São Paulo - Seria a suprema ironia se Gustavo Loyola, o presidente do Banco Central, viesse a cair por uma crise interna no próprio BC, depois de ter atravessado todo o temporal resultante dos casos Econômico e Nacional.
Mais irônico ainda porque, ao contrário das situações anteriores, em que houve uma torrente de dúvidas sobre a ação do Banco Central, desta vez Loyola parece ter razões técnicas que justificam o aumento inicialmente concedido aos quadros técnicos do BC.
O problema é que o "timing" da operação é próximo do desastroso. A Folha chegou a ouvir, de quem conhece bem o assunto, a ironia de que o momento para se conceder o reajuste aos funcionários técnicos do BC é mais inadequado ainda do que o escolhido para mexer no preço dos combustíveis.
Entre outros motivos, há o fato de que se aproxima a data (1º de maio) para o reajuste do salário mínimo e o governo federal dá todos os sinais de que quer dar uma correção mínima, se possível zero.
Vai ser difícil explicar ao distinto público que não é possível corrigir o mínimo no mesmo momento em que uma camada do funcionalismo recebe reajustes superiores a 70%.
No fundo, o governo vai ficando prisioneiro da sua própria retórica.
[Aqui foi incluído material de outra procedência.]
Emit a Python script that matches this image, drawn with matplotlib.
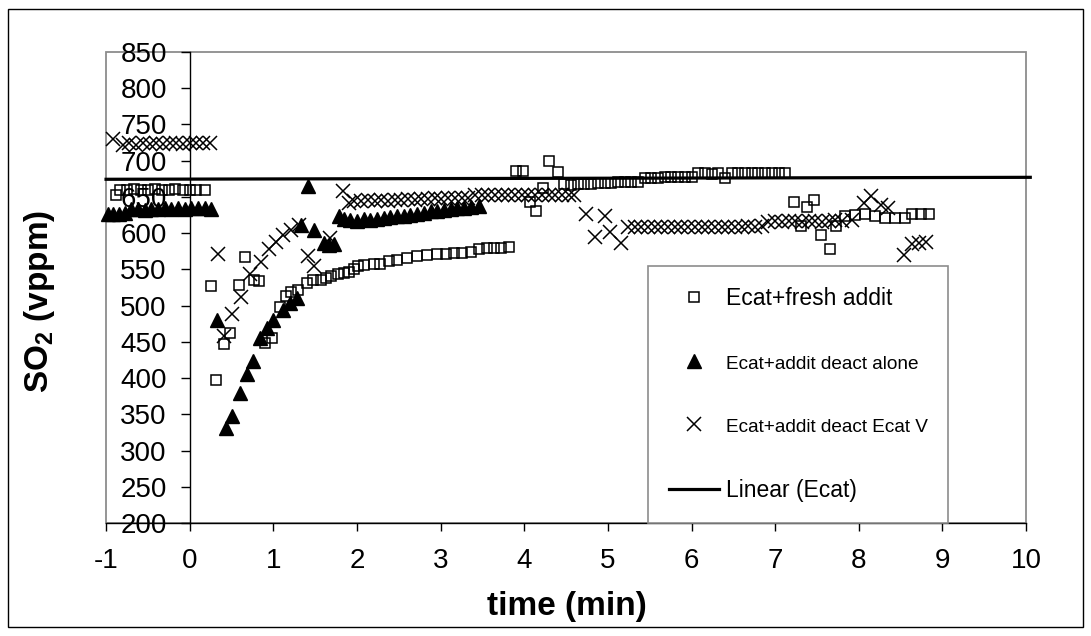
import matplotlib
matplotlib.use("Agg")
import matplotlib.pyplot as plt
from matplotlib.patches import Rectangle

plt.rcParams['font.family'] = ['Liberation Sans', 'DejaVu Sans']
plt.rcParams['mathtext.fontset'] = 'custom'
plt.rcParams['mathtext.rm'] = 'Liberation Sans'
plt.rcParams['mathtext.bf'] = 'Liberation Sans:bold'

# Ecat + fresh additive (open squares)
fresh_t = [-0.88, -0.83, -0.75, -0.67, -0.58, -0.50, -0.42, -0.33, -0.25, -0.17, -0.08, 0.00, 0.08, 0.18,
           0.25, 0.32, 0.41, 0.48, 0.59, 0.66, 0.77, 0.83, 0.90, 0.99, 1.08, 1.15, 1.21, 1.29, 1.40,
           1.47, 1.57, 1.63, 1.69, 1.77, 1.85, 1.91, 1.97, 2.01, 2.09, 2.20, 2.28, 2.38, 2.48, 2.60,
           2.72, 2.84, 2.96, 3.06, 3.16, 3.26, 3.36, 3.46, 3.56, 3.64, 3.72, 3.82,
           3.90, 3.99, 4.07, 4.14, 4.22, 4.30, 4.40, 4.48, 4.56, 4.64, 4.72, 4.80, 4.88, 4.96, 5.04,
           5.12, 5.20, 5.28, 5.36, 5.44, 5.52, 5.60, 5.68, 5.76, 5.84, 5.92, 6.00, 6.08, 6.16, 6.24,
           6.32, 6.40, 6.48, 6.56, 6.64, 6.72, 6.80, 6.88, 6.96, 7.04, 7.12,
           7.23, 7.31, 7.38, 7.47, 7.55, 7.65, 7.73, 7.83, 7.95, 8.07, 8.19, 8.31, 8.43, 8.55,
           8.64, 8.74, 8.84]
fresh_so2 = [652, 660, 660, 661, 660, 660, 661, 660, 660, 661, 660, 660, 660, 660,
             527, 398, 447, 462, 529, 567, 535, 534, 449, 455, 498, 513, 519, 522, 531,
             535, 535, 538, 541, 544, 545, 547, 550, 554, 556, 557, 558, 561, 563, 565,
             568, 570, 571, 571, 572, 573, 574, 578, 579, 579, 579, 581,
             686, 686, 643, 630, 662, 700, 684, 668, 667, 668, 668, 668, 669, 669, 669,
             670, 670, 671, 671, 676, 676, 676, 677, 677, 678, 677, 678, 683, 683, 682,
             683, 676, 683, 683, 683, 683, 683, 683, 683, 683, 683,
             643, 610, 636, 646, 598, 578, 610, 623, 625, 627, 623, 621, 621, 621,
             627, 627, 627]

# Ecat + deactivated additive alone (filled triangles)
alone_t = [-0.98, -0.92, -0.85, -0.77, -0.70, -0.62, -0.54, -0.46, -0.38, -0.30, -0.22, -0.14, -0.06,
           0.02, 0.10, 0.18, 0.25,
           0.33, 0.43, 0.51, 0.60, 0.69, 0.76, 0.84, 0.93, 1.00, 1.11, 1.20, 1.28, 1.33, 1.41, 1.49,
           1.61, 1.67, 1.72, 1.78, 1.85, 1.92, 2.00, 2.08, 2.16, 2.24, 2.32, 2.40, 2.48, 2.56, 2.64,
           2.72, 2.80, 2.88, 2.96, 3.04, 3.12, 3.20, 3.28, 3.36, 3.46]
alone_so2 = [626, 627, 626, 628, 633, 633, 632, 633, 633, 634, 633, 634, 633,
             634, 635, 634, 633,
             480, 331, 347, 379, 406, 423, 455, 469, 480, 494, 503, 510, 611, 665, 604,
             586, 584, 585, 624, 620, 618, 617, 619, 618, 620, 621, 622, 623, 623, 625,
             627, 628, 630, 631, 632, 633, 634, 635, 636, 638]

# Ecat + deactivated additive, Ecat V (crosses)
ecatv_t = [-0.92, -0.80, -0.72, -0.64, -0.56, -0.48, -0.40, -0.32, -0.24, -0.16, -0.08, 0.00, 0.08,
           0.16, 0.24,
           0.34, 0.41, 0.50, 0.61, 0.72, 0.85, 0.95, 1.03, 1.12, 1.21, 1.31, 1.41, 1.49, 1.68, 1.83,
           1.90, 1.97, 2.05, 2.13, 2.21, 2.29, 2.37, 2.45, 2.53, 2.61, 2.69, 2.77, 2.85, 2.93, 3.01,
           3.09, 3.17, 3.25, 3.33, 3.41, 3.49, 3.57, 3.65, 3.73, 3.81, 3.89, 3.97, 4.05, 4.13, 4.21,
           4.29, 4.37, 4.45, 4.53, 4.60,
           4.74, 4.84, 4.96, 5.02, 5.16, 5.24, 5.32, 5.40, 5.48, 5.56, 5.64, 5.72, 5.80, 5.88, 5.96,
           6.04, 6.12, 6.20, 6.28, 6.36, 6.44, 6.52, 6.60, 6.68, 6.76, 6.84, 6.92, 7.00, 7.08, 7.16,
           7.24, 7.32, 7.40, 7.48, 7.56, 7.64, 7.72, 7.80, 7.92,
           8.06, 8.15, 8.27, 8.35, 8.54, 8.64, 8.72, 8.80]
ecatv_so2 = [730, 721, 724, 722, 724, 723, 724, 723, 724, 724, 723, 724, 724,
             724, 724,
             571, 458, 488, 512, 544, 560, 578, 588, 598, 605, 611, 569, 554, 593, 658,
             641, 644, 645, 646, 645, 646, 645, 646, 646, 647, 646, 647, 647, 648, 647,
             648, 648, 649, 649, 652, 653, 652, 653, 652, 653, 652, 653, 652, 653, 652,
             653, 652, 653, 652, 653,
             627, 595, 623, 602, 587, 609, 609, 608, 609, 609, 608, 609, 609, 609, 608,
             609, 609, 609, 608, 609, 609, 609, 609, 610, 609, 610, 616, 617, 616, 617,
             617, 616, 617, 617, 616, 617, 618, 617, 618,
             641, 651, 639, 634, 570, 585, 587, 588]

# linear trend of Ecat baseline
trend_t = [-1, 10.05]
trend_so2 = [674.3, 677.0]

x_ticks = list(range(-1, 11))
y_ticks = list(range(200, 851, 50))

legend_labels = ['Ecat+fresh addit', 'Ecat+addit deact alone', 'Ecat+addit deact Ecat V', 'Linear (Ecat)']
legend_sizes = [16.5, 13.7, 13.7, 16.5]

fig = plt.figure(figsize=(10.91, 6.36), dpi=100)
ax = fig.add_axes([0.0972, 0.1777, 0.8433, 0.7406])

sq, = ax.plot(fresh_t, fresh_so2, ls='none', marker='s', ms=7, mfc='none', mec='black', mew=1.1,
              clip_on=False, zorder=3)
tri, = ax.plot(alone_t, alone_so2, ls='none', marker='^', ms=9.5, mfc='black', mec='black',
               clip_on=False, zorder=3)
crs, = ax.plot(ecatv_t, ecatv_so2, ls='none', marker='x', ms=9.5, mec='black', mew=1.1,
               clip_on=False, zorder=3)
lin, = ax.plot(trend_t, trend_so2, color='black', lw=2.3, zorder=4, clip_on=False)

ax.set_xlim(-1, 10)
ax.set_ylim(200, 850)
ax.set_xticks(x_ticks)
ax.set_yticks(y_ticks)
ax.set_xticklabels([str(v) for v in x_ticks])
ax.set_yticklabels([str(v) for v in y_ticks])

# Excel-like axes: y axis crosses at x=0, grey plot-area frame
ax.spines['left'].set_position(('data', 0))
ax.spines['top'].set_visible(False)
ax.spines['right'].set_visible(False)
for s in ['left', 'bottom']:
    ax.spines[s].set_color('black')
    ax.spines[s].set_linewidth(1.0)
ax.add_patch(Rectangle((0, 0), 1, 1, transform=ax.transAxes, fill=False,
                       edgecolor='#8c8c8c', lw=1.3, zorder=0.5, clip_on=False))
ax.tick_params(axis='y', direction='out', length=6.5, width=1, pad=10, labelsize=20)
ax.tick_params(axis='x', direction='out', length=6, width=1, pad=12, labelsize=20)

fig.text(567 / 1091, 1 - 607 / 636, 'time (min)', ha='center', va='center',
         fontsize=24, fontweight='bold')
fig.text(40 / 1091, 1 - 301 / 636, r'SO$_\mathbf{2}$ (vppm)', ha='center', va='center',
         rotation=90, fontsize=24, fontweight='bold')

leg = ax.legend([sq, tri, crs, lin], legend_labels, loc='lower left', bbox_to_anchor=(0.589, 0.0),
                borderaxespad=0, fancybox=False, edgecolor='#8c8c8c', framealpha=1,
                fontsize=16.5, handlelength=2.2, handletextpad=0.3, labelspacing=1.88, borderpad=0.9)
leg.get_frame().set_linewidth(1.2)
for txt, size in zip(leg.get_texts(), legend_sizes):
    txt.set_fontsize(size)

# outer chart border
fig.patches.append(Rectangle((8 / 1091, 9 / 636), 1075 / 1091, 618 / 636, transform=fig.transFigure,
                             fill=False, edgecolor='black', lw=1))

fig.savefig('out.png', dpi=100)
Já faz algum tempo que o funcionalismo público foi transformado no grande bode expiatório da República. Todos foram equiparados, por uma propaganda equivocada ou mal-intencionada, aos grandes marajás, culpados pela falência do Estado.
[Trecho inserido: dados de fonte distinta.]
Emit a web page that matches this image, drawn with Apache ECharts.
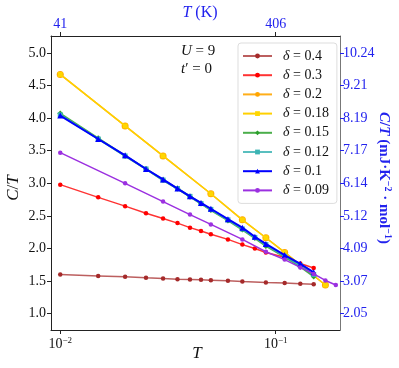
<!DOCTYPE html>
<html><head><meta charset="utf-8">
<script src="https://cdn.jsdelivr.net/npm/echarts@6/dist/echarts.min.js"></script>
<style>html,body{margin:0;padding:0;background:#fff}#c{width:399px;height:368px}</style>
</head><body><div id="c"></div>
<script>
// ---- data ----
const deltas = ['0.4','0.3','0.2','0.18','0.15','0.12','0.1','0.09'];
const T_04 = [0.01,0.015,0.02,0.025,0.03,0.035,0.04,0.045,0.05,0.06,0.07,0.09,0.11,0.13,0.15];
const v_04 = [1.60,1.58,1.565,1.55,1.54,1.53,1.525,1.52,1.515,1.505,1.495,1.48,1.47,1.46,1.45];
const T_03 = [0.01,0.015,0.02,0.025,0.03,0.035,0.04,0.045,0.05,0.06,0.07,0.08,0.09,0.11,0.13,0.15];
const v_03 = [2.98,2.785,2.65,2.54,2.46,2.39,2.32,2.27,2.22,2.14,2.06,2.0,1.94,1.865,1.77,1.70];
const T_02 = [0.01,0.02,0.03,0.05,0.07,0.09,0.11,0.17];
const v_02 = [4.67,3.88,3.42,2.84,2.44,2.165,1.94,1.44];
const T_018 = [0.01,0.02,0.03,0.05,0.07,0.09,0.11,0.17];
const v_018 = [4.67,3.88,3.42,2.84,2.44,2.165,1.94,1.44];
const T_mid = [0.01,0.015,0.02,0.025,0.03,0.035,0.04,0.045,0.05,0.06,0.07,0.08,0.09,0.11,0.13,0.15];
const v_015 = [4.07,3.69,3.42,3.22,3.05,2.92,2.795,2.69,2.59,2.43,2.29,2.16,2.04,1.87,1.72,1.57];
const v_012 = [4.05,3.68,3.42,3.22,3.05,2.92,2.80,2.69,2.60,2.44,2.30,2.17,2.06,1.88,1.74,1.60];
const v_01  = [4.04,3.68,3.43,3.22,3.06,2.92,2.80,2.70,2.61,2.45,2.32,2.18,2.07,1.90,1.765,1.635];
const T_009 = [0.01,0.02,0.03,0.04,0.05,0.07,0.09,0.11,0.13,0.15,0.17,0.19];
const v_009 = [3.47,3.0,2.72,2.52,2.37,2.14,1.95,1.83,1.71,1.61,1.51,1.44];
const leftTicks = [1.0,1.5,2.0,2.5,3.0,3.5,4.0,4.5,5.0];
const rightLabels = ['2.05','3.07','4.09','5.12','6.14','7.17','8.19','9.21','10.24'];
const topTickT = [0.01, 0.1];
const topLabels = ['41','406'];

const colors = ['#a52a2a','#ff0000','#ffa500','#ffd700','#2ca02c','#3cb4b4','#0000ff','#9b30e0'];
const lineColors = ['rgba(165,42,42,0.75)','rgba(255,0,0,0.8)','rgba(255,165,0,0.9)','#ffd000','rgba(44,160,44,0.85)','rgba(60,180,180,0.85)','#0000ff','#9b30e0'];
const symbols = ['circle','circle','circle','rect','diamond','rect','triangle','circle'];
const symSizes = [4.5,4.5,7,5,6,5,6,4.5];
const Ts = [T_04,T_03,T_02,T_018,T_mid,T_mid,T_mid,T_009];
const Vs = [v_04,v_03,v_02,v_018,v_015,v_012,v_01,v_009];

const SERIF = 'Liberation Serif, DejaVu Serif, serif';
const names = deltas.map(d => 'δ = ' + d);

const series = names.map((n, k) => ({
  name: n, type: 'line', xAxisIndex: 0, yAxisIndex: 0,
  data: Ts[k].map((t, i) => [t, Vs[k][i]]),
  symbol: symbols[k], symbolSize: symSizes[k], showAllSymbol: true,
  itemStyle: {color: colors[k]},
  lineStyle: {color: lineColors[k], width: k >= 4 && k <= 6 ? 2 : 1.5},
  animation: false, z: 2 + k
}));

const isPow10 = v => Math.abs(Math.log10(v) - Math.round(Math.log10(v))) < 1e-6;
const xmin = 0.00906, xmax = 0.1987;
const ymin = 0.75, ymax = 5.26;

const chart = echarts.init(document.getElementById('c'), null, {renderer: 'canvas'});
chart.setOption({
  backgroundColor: '#fff',
  animation: false,
  grid: {left: 51, right: 59, top: 36, bottom: 38, containLabel: false},
  xAxis: [
    {type: 'log', logBase: 10, min: xmin, max: xmax, position: 'bottom',
     axisLine: {show: true, lineStyle: {color: '#222', width: 1}},
     axisTick: {show: true, inside: false, length: 4, lineStyle: {color: '#222'}},
     splitLine: {show: false},
     axisLabel: {showMinLabel: false, showMaxLabel: false, margin: 6,
       formatter: v => isPow10(v) ? '{b|10}{s|' + (Math.round(Math.log10(v)) < 0 ? '−' : '') + Math.abs(Math.round(Math.log10(v))) + '}' : '',
       rich: {b: {fontFamily: SERIF, fontSize: 14, color: '#111'}, s: {fontFamily: SERIF, fontSize: 9, color: '#111', padding: [0,0,8,0]}}}},
    {type: 'log', logBase: 10, min: xmin, max: xmax, position: 'top',
     axisLine: {show: true, lineStyle: {color: '#222', width: 1}},
     axisTick: {show: true, inside: false, length: 4, lineStyle: {color: '#222'}},
     splitLine: {show: false},
     axisLabel: {showMinLabel: false, showMaxLabel: false, margin: 5, color: '#2222ee', fontFamily: SERIF, fontSize: 14,
       formatter: v => { for (let i = 0; i < topTickT.length; i++) if (Math.abs(v - topTickT[i]) < 1e-9) return topLabels[i]; return ''; }}}
  ],
  yAxis: [
    {type: 'value', min: ymin, max: ymax, splitNumber: 9, position: 'left',
     axisLine: {show: true, lineStyle: {color: '#222'}},
     axisTick: {show: true, inside: false, length: 4, lineStyle: {color: '#222'}},
     splitLine: {show: false},
     axisLabel: {showMinLabel: false, showMaxLabel: false, margin: 5, color: '#111', fontFamily: SERIF, fontSize: 14,
       formatter: v => { for (let i = 0; i < leftTicks.length; i++) if (Math.abs(v - leftTicks[i]) < 1e-6) return leftTicks[i].toFixed(1); return ''; }}},
    {type: 'value', min: ymin, max: ymax, splitNumber: 9, position: 'right',
     axisLine: {show: true, lineStyle: {color: '#777'}},
     axisTick: {show: true, inside: false, length: 4, lineStyle: {color: '#2222ee'}},
     splitLine: {show: false},
     axisLabel: {showMinLabel: false, showMaxLabel: false, margin: 3, color: '#2222ee', fontFamily: SERIF, fontSize: 14,
       formatter: v => { for (let i = 0; i < leftTicks.length; i++) if (Math.abs(v - leftTicks[i]) < 1e-6) return rightLabels[i]; return ''; }}}
  ],
  legend: {
    orient: 'vertical', left: 238, top: 43, width: 95,
    padding: [5, 8, 5, 4], itemGap: 3.2, itemWidth: 29, itemHeight: 6,
    backgroundColor: '#fff', borderColor: '#ddd', borderWidth: 1, borderRadius: 3,
    data: names,
    formatter: n => '{d|δ} = ' + n.slice(4),
    textStyle: {fontFamily: SERIF, fontSize: 14, color: '#111', lineHeight: 16, padding: [0,0,0,6],
      rich: {d: {fontFamily: SERIF, fontStyle: 'italic', fontSize: 14, color: '#111'}}}
  },
  graphic: [
    {type: 'text', left: 181, top: 44, style: {text: '{i|U} = 9', font: '15px ' + SERIF, fill: '#111',
      rich: {i: {fontStyle: 'italic', fontFamily: SERIF, fontSize: 15, fill: '#111'}}}},
    {type: 'text', left: 181, top: 62, style: {text: "{i|t}′ = 0", font: '15px ' + SERIF, fill: '#111',
      rich: {i: {fontStyle: 'italic', fontFamily: SERIF, fontSize: 15, fill: '#111'}}}},
    {type: 'text', x: 200, y: 13, style: {text: '{i|T} (K)', font: '16px ' + SERIF, fill: '#2222ee', align: 'center', verticalAlign: 'middle',
      rich: {i: {fontStyle: 'italic', fontFamily: SERIF, fontSize: 16, fill: '#2222ee'}}}},
    {type: 'text', x: 197, y: 354, style: {text: 'T', font: 'italic 17px ' + SERIF, fill: '#111', align: 'center', verticalAlign: 'middle'}},
    {type: 'text', x: 14, y: 188, rotation: Math.PI / 2, style: {text: '{i|C}/{i|T}', font: '17px ' + SERIF, fill: '#111', align: 'center', verticalAlign: 'middle',
      rich: {i: {fontStyle: 'italic', fontFamily: SERIF, fontSize: 17, fill: '#111'}}}},
    {type: 'text', x: 384, y: 178, rotation: -Math.PI / 2, style: {text: '{i|C}/{i|T} (mJ·K{s|−2} · mol{s|−1})', font: 'bold 15px ' + SERIF, fill: '#2222ee', align: 'center', verticalAlign: 'middle',
      rich: {i: {fontStyle: 'italic', fontWeight: 'bold', fontFamily: SERIF, fontSize: 15, fill: '#2222ee'}, s: {fontFamily: SERIF, fontWeight: 'bold', fontSize: 10, fill: '#2222ee', padding: [0,0,8,0]}}}}
  ],
  series: series
});
</script></body></html>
É claramente uma falácia. Claro que há profundas distorções no funcionalismo, tanto o federal como os estaduais e municipais. Mas a generalização, além da injusta, cria uma armadilha: se se quer que o Estado funcione melhor, é preciso corrigir determinadas injustiças salariais, mas fazê-lo revela-se politicamente incorreto pelo estigma que os governantes fizeram desabar sobre o funcionalismo.